A quase veneração por
Djalma Batista e tudo o que ele simboliza me fez guardar o manuscrito
cuidadosamente. Agora, aproveito a comemoração de seus 100 anos de nascimento e
torno a publicá-lo em alguns trechos.
O bilhete
“Andei inspirado quando dediquei “O Complexo
da Amazônia” aos estudantes e professores das universidades da região, onde
está se formando a liderança que se constitui, aceleradamente, a sua elite
dirigente e em quem deve repousar todo o processo de desenvolvimento”.
“Bem haja o prof.
Bessa, do Curso de Comunicação Social, que distribuiu a seus alunos a tarefa de
conhecer e interpretar a Amazônia. Atendi, com desvanecimento, a entrevista que
me foi dado manter com o grupo encarregado de estudar a Amazônia extrativista,
que me formulou perguntas inteligentes e procurou, nas fontes modestas dos meus
conhecimentos, complementação e dados para o seu trabalho”.
“Li este trabalho que
representa uma verdadeira monografia, com a maior alegria e proveito. E venho
louvar o esforço de seus integrantes, de anotarem, gravarem e ajuntarem os seus
próprios raciocínios ao assunto da entrevista e ao que leram”.
“Marquei, no texto,
alguns pontos a esclarecer. Há outros que precisam de maior desenvolvimento.

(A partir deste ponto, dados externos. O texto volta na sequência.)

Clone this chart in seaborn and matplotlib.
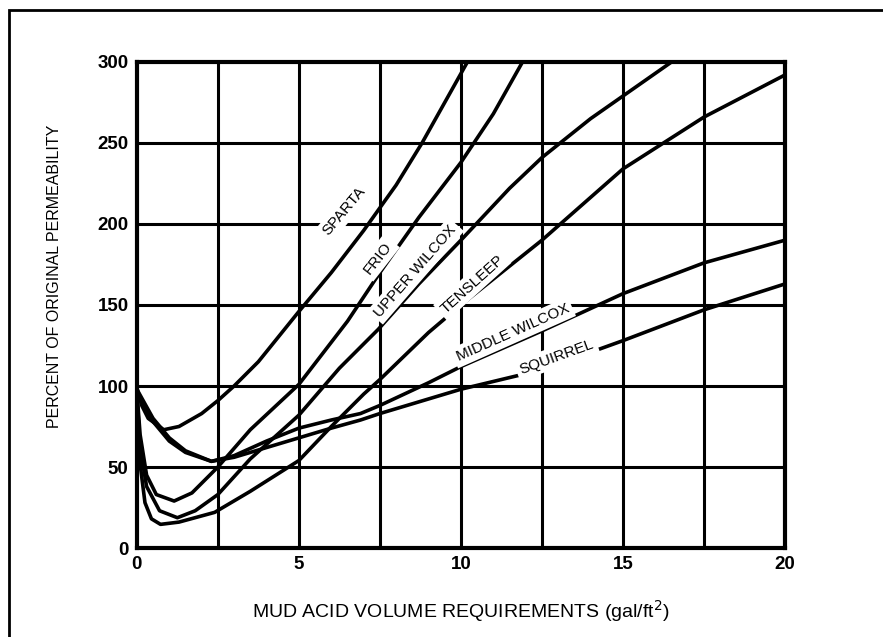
import matplotlib
matplotlib.use("Agg")
import matplotlib.pyplot as plt
import seaborn as sns
import pandas as pd

# ---- data ----
sparta_x = [0.0, 0.15, 0.35, 0.83, 1.3, 2.0, 2.5, 3.0, 3.75, 5.0, 6.0, 7.0, 8.0, 8.8, 9.5, 10.2]
sparta_y = [99, 88, 80, 73, 75, 83, 91, 100, 115, 146, 170, 196, 224, 250, 275, 300]

frio_x = [0.0, 0.1, 0.3, 0.6, 1.15, 1.7, 2.5, 3.5, 5.0, 5.5, 6.5, 7.5, 8.7, 10.0, 11.0, 11.9]
frio_y = [97, 70, 45, 33, 29, 34, 50, 73, 101, 114, 140, 170, 204, 238, 268, 300]

upper_wilcox_x = [0.0, 0.1, 0.3, 0.7, 1.25, 1.8, 2.5, 3.5, 5.0, 6.25, 7.45, 8.7, 10.0, 11.5, 12.5, 14.0, 15.0, 16.5]
upper_wilcox_y = [96, 62, 38, 23, 18.7, 23, 33, 55, 82, 111, 135, 163, 190, 222, 241, 265, 279, 300]

tensleep_x = [0.0, 0.08, 0.25, 0.45, 0.73, 1.3, 2.4, 3.5, 5.0, 6.0, 7.0, 7.5, 9.0, 10.0, 12.5, 15.0, 17.5, 20.0]
tensleep_y = [92, 55, 28, 18, 14.6, 16, 22, 35, 54, 75, 95, 104, 133, 150, 190, 234, 266, 292]

middle_wilcox_x = [0.0, 0.5, 1.0, 1.5, 2.3, 3.0, 4.0, 5.0, 6.0, 6.9, 7.5, 9.0, 10.0, 12.5, 15.0, 17.5, 20.0]
middle_wilcox_y = [98, 80, 68, 60, 53.5, 57, 66, 74, 79, 83, 88, 102, 112, 134, 157, 176, 190]

squirrel_x = [0.0, 0.5, 1.0, 1.5, 2.3, 3.0, 4.0, 5.0, 6.0, 6.9, 7.5, 9.0, 10.0, 12.5, 15.0, 17.5, 20.0]
squirrel_y = [96, 78, 66, 59, 53.5, 56, 62, 68, 74, 79, 83, 92, 98, 110, 128, 147, 163]

curve_names = ["SPARTA", "FRIO", "UPPER WILCOX", "TENSLEEP", "MIDDLE WILCOX", "SQUIRREL"]
x_ticks = [0, 5, 10, 15, 20]
y_ticks = [0, 50, 100, 150, 200, 250, 300]
x_label = "MUD ACID VOLUME REQUIREMENTS (gal/ft$^2$)"
y_label = "PERCENT OF ORIGINAL PERMEABILITY"

# label placement (data coords) and rotation
label_x = [6.4, 7.45, 8.6, 10.35, 11.6, 12.95]
label_y = [208, 179, 171, 163, 133, 118]
label_rot = [50, 52, 49, 42, 24, 20]

series = [(sparta_x, sparta_y), (frio_x, frio_y), (upper_wilcox_x, upper_wilcox_y),
          (tensleep_x, tensleep_y), (middle_wilcox_x, middle_wilcox_y), (squirrel_x, squirrel_y)]
rows = []
for name, (xs, ys) in zip(curve_names, series):
    for a, b in zip(xs, ys):
        rows.append({"curve": name, "x": a, "y": b})
df = pd.DataFrame(rows)

sns.set_theme(style="white")
plt.rcParams["font.family"] = ["Liberation Sans", "DejaVu Sans"]
plt.rcParams["text.color"] = "black"

fig = plt.figure(figsize=(8.83, 6.37), dpi=100)
ax = fig.add_axes([0.155, 0.1397, 0.734, 0.763])

# grid lines every 2.5 x, 50 y
for gx in [2.5 * i for i in range(1, 8)]:
    ax.axvline(gx, color="black", lw=2.2, zorder=1)
for gy in [50, 100, 150, 200, 250]:
    ax.axhline(gy, color="black", lw=2.2, zorder=1)

sns.lineplot(data=df, x="x", y="y", units="curve", estimator=None, sort=False,
             color="black", lw=2.6, ax=ax, zorder=3)

for name, lx, ly, rot in zip(curve_names, label_x, label_y, label_rot):
    ax.text(lx, ly, name, rotation=rot, rotation_mode="anchor", ha="center", va="center",
            fontsize=11, color="black", zorder=4,
            bbox=dict(facecolor="white", edgecolor="none", pad=2.5))

ax.set_xlim(0, 20)
ax.set_ylim(0, 300)
ax.set_xticks(x_ticks)
ax.set_yticks(y_ticks)
ax.set_xticklabels([str(t) for t in x_ticks], fontsize=13.5, fontweight="bold", color="black")
ax.set_yticklabels([str(t) for t in y_ticks], fontsize=13.5, fontweight="bold", color="black")
ax.tick_params(length=0, pad=6, colors="black")
ax.set_xlabel(x_label, fontsize=14, color="black")
ax.set_ylabel(y_label, fontsize=11.5, color="black")
ax.xaxis.set_label_coords(0.50, -0.13)
ax.xaxis.label.set_va("center")
ax.yaxis.set_label_coords(-0.1265, 0.56)
ax.yaxis.label.set_va("center")
for s in ax.spines.values():
    s.set_visible(True)
    s.set_color("black")
    s.set_linewidth(3)

# outer frame (cropped at right and bottom like the reference)
fig.patches.append(plt.Rectangle((0.010, -0.2), 1.2, 1.185, transform=fig.transFigure,
                                 fill=False, edgecolor="black", lw=2))

fig.savefig("out.png", dpi=100, facecolor="white")
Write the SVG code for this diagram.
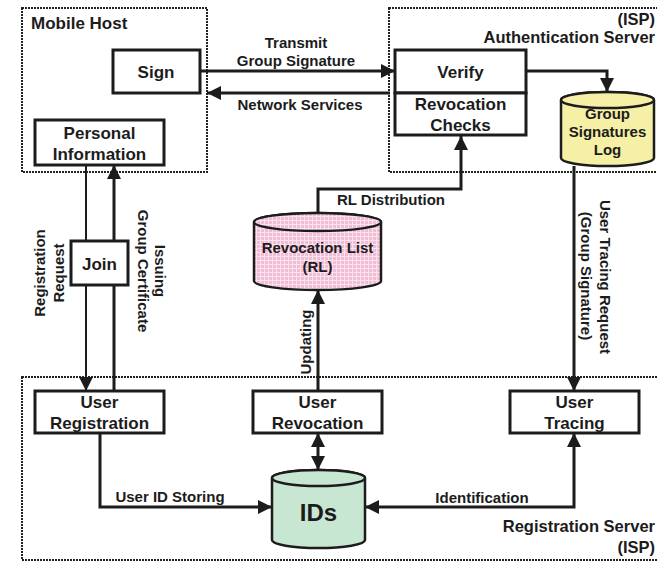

Pergunto, porém: quem sabe tudo sobre a Amazônia? Que trabalho é completo,
tratando do assunto?”
“O grupo me declarou
honestamente, que se iniciara em amazonologia quando da explicação do
professor. E era todo de amazonenses, e particularmente bem dotados (fizeram-me
cada pergunta!)”.
Hoje, Djalma Batista
liga o centro à periferia de Manaus através de uma avenida que leva seu nome,
mas desconfio que os jovens não saibam que esse cientista foi um profeta e
"nem assim livrou-se de, como todo profeta, ser um dia barrado à entrada
de um templo, acusado de "comunista", como escreveu seu filho
cineasta uma década depois de sua morte, lembrando o filme Oito e Meio de
Fellini quando o pai desce na sepultura e o filho Marcelo Mastroianni apela:
- Pai, não vá embora,
ainda é cedo, nós temos tanto para conversar, não vai embora.
Ele se foi, muito
cedo, aos 63 anos, mas sua produção intelectual continua entre nós cada vez
mais viva. Merece ser celebrado num dia como hoje Um povo que não cultua e
reverencia seus sábios tem o Cunha que merece. Nesses tempos bicudos de
vale-tudo, sua figura querida de homem público faz uma falta danada. Santa
inveja daqueles que tiveram a sorte de conviver com ele mais de perto. A
lembrança do filho cineasta que herdou seu nome é uma evidência que, muitas
vezes, aprendemos mais em conversas com os colegas ou com um bom livro do que
com o professor na sala de aula.
P.S. Crônica
atualizada a partir de texto publicado em fevereiro de 1996, quando Djalma
Batista fazia 80 anos de nascimento.
*
Jornalista, professor e historiador.